Examines the intersection of local foods and public health with respect to nutrition and environmental, economic, and community issues. Students explore impacts and potential solutions of the increasingly industrialized and centralized food system, while assisting community partners to increase opportunities for farmers, local food marketers, distributors, and entrepreneurs.
Permission of the instructor. For undergraduates enrolled in the department's baccalaureate degree program. Directed readings or laboratory study on a selected topic. May be taken more than once for credit.
Advanced Undergraduate and Graduate-level
Function of the human body focusing on chemical properties, function, and metabolism of nutrients. Biochemistry of nutrients with a limited focus on medical aspects of nutrient metabolism. For advanced undergraduates and graduate students needing to enhance background prior to NUTR 600.
This course focuses on food and nutrition policy on a federal, state, and local level. Topics covered include policy formation, interest/consumer advocacy groups, key legislation, how research informs policy, equity and diversity, global food policy issues, sustainability and health, advocacy, and current public health nutrition policy hot topics and examples.
This course is designed to introduce students to clinical trials in nutrition, including experimental designs, nutrition intervention methods, and skills necessary to critically analyze, describe, and evaluate feeding and behavioral nutrition interventions. The course covers concepts, skills and methods related to nutrition interventions, with an emphasis on theory-based interventions at the individual, community, or environmental levels to improve health and nutrition outcomes.
Cell biochemistry and physiology emphasizing integration of proteins, carbohydrates, and lipids in whole-body metabolism; regulation of energy expenditure, food intake, metabolic adaptations, and gene expression; and macronutrient-related diseases (atherosclerosis, obesity).

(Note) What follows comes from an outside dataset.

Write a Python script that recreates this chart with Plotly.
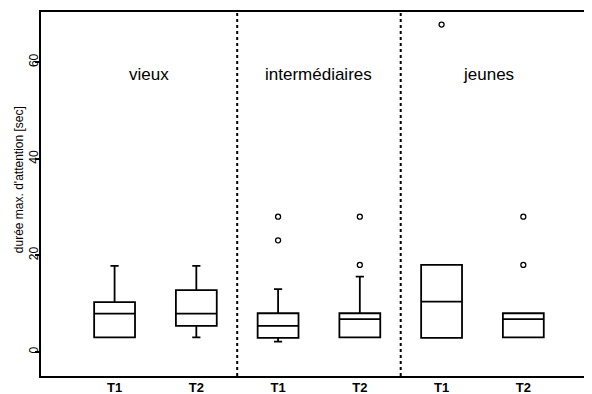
import plotly.graph_objects as go

# ---- data ----
positions = [1, 2, 3, 4, 5, 6]
tick_labels = ["T1", "T2", "T1", "T2", "T1", "T2"]
group_names = ["vieux", "intermédiaires", "jeunes"]
group_label_x = [1.42, 3.5, 5.58]
group_label_y = 57.5

lower_fence = [3, 3, 2.1, 3, 3, 3]
q1 = [3, 5.4, 2.9, 3, 2.9, 3]
median = [7.9, 7.9, 5.4, 6.8, 10.4, 6.8]
q3 = [10.3, 12.8, 8.0, 8.0, 18, 8.0]
upper_fence = [17.8, 17.8, 13.0, 15.6, 18, 8.0]

outlier_x = [3, 3, 4, 4, 5, 6, 6]
outlier_y = [23.1, 28.0, 18.0, 28.0, 67.8, 18.0, 28.0]

y_ticks = [0, 20, 40, 60]
y_title = "durée max. d'attention [sec]"

FONT = "Liberation Sans, Arial, Helvetica, sans-serif"

fig = go.Figure()
fig.add_trace(go.Box(
    x=positions, q1=q1, median=median, q3=q3,
    lowerfence=lower_fence, upperfence=upper_fence,
    width=0.5, whiskerwidth=0.2,
    line=dict(color="black", width=1.8),
    fillcolor="rgba(255,255,255,0)",
    boxpoints=False, showlegend=False, hoverinfo="skip",
))
fig.add_trace(go.Scatter(
    x=outlier_x, y=outlier_y, mode="markers",
    marker=dict(symbol="circle-open", size=5, color="black", line=dict(width=1.3)),
    showlegend=False, hoverinfo="skip",
))

# dashed dividers between groups
for i in range(1, len(group_names)):
    xd = (positions[2 * i - 1] + positions[2 * i]) / 2
    fig.add_shape(type="line", x0=xd, x1=xd, y0=0, y1=1, xref="x", yref="paper",
                  line=dict(color="black", width=2, dash="dot"))

for name, gx in zip(group_names, group_label_x):
    fig.add_annotation(x=gx, y=group_label_y, text=name, showarrow=False,
                       font=dict(family=FONT, size=17, color="black"))

fig.add_annotation(x=0, y=0.538, xref="paper", yref="paper", text=y_title,
                   textangle=-90, showarrow=False, xanchor="center", yanchor="middle",
                   xshift=-22, font=dict(family=FONT, size=12, color="black"))

fig.update_xaxes(
    range=[0.10, 6.84], tickvals=positions, ticktext=tick_labels,
    tickfont=dict(family=FONT, size=13, color="black", weight="bold"),
    showline=True, linecolor="black", linewidth=2, mirror=True,
    showgrid=False, zeroline=False, ticks="", ticklabelstandoff=-2,
    automargin=False,
)
fig.update_yaxes(
    range=[-5.0, 70.4], tickvals=y_ticks, tickangle=-90,
    tickfont=dict(family=FONT, size=12, color="black"),
    showline=True, linecolor="black", linewidth=2, mirror=False,
    showgrid=False, zeroline=False, ticks="outside", ticklen=4, tickwidth=1.5,
    tickcolor="black", ticklabelstandoff=-8, automargin=False,
)
# the page body has an 8px default margin, so the figure is 8px smaller
fig.update_layout(
    template="none",
    width=584, height=386,
    margin=dict(l=33, r=0, t=4, b=18, pad=0),
    plot_bgcolor="white", paper_bgcolor="white",
    font=dict(family=FONT, color="black"),
)
fig.write_html("out.html")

This course covers nutrition during the life cycle. Units include women during preconception, pregnancy, and lactation; infancy; childhood; adolescence; and older adults (65+). Nutrient and energy needs, assessment of nutritional status, and cultural and socioeconomic barriers are discussed for each phase.
Cell biochemistry and physiology emphasizing metabolism of vitamins and minerals including antioxidant protection, immune function, nutrient control of gene expression, and disease states induced by deficiencies (e.g., iron-deficient anemia).
Course teaches the future nutrition professional the art and science of communicating with individuals, groups, and the public. Students will enhance cultural awareness and frame nutrition messages for mass media including social media.
This course will focus on the laboratory mouse as a model organism to learn fundamental genetic concepts and understand how state-of-the-art experimental approaches are being used to elucidate gene function and the genetic architecture of biological traits.
Permission of the instructor for nonmajors. Basic concepts of institutional food service systems management applied to small and medium-sized health care facilities in the community.
This is a food service management practicum that applies the basic concepts of institutional food service systems. Two laboratory hours per week.
This is an honors course for research for the first semester of senior year, to be followed by NUTR 692H in the second semester. NUTR 691H/692H is a two-course sequence. Enrollment is only for students approved to conduct a senior honors thesis project.
Permission of the instructor. Directed readings or laboratory study of a selected topic. Requires a written proposal to be submitted to and approved by the B.S.P.H. Committee and faculty research director. A written report is required. May be taken more than once for credit. Six laboratory hours per week.
Permission of the instructor. Individual arrangements with faculty for bachelor and master students to participate in ongoing research.
Permission of the instructor. Reading and tutorial guidance in special areas of nutrition.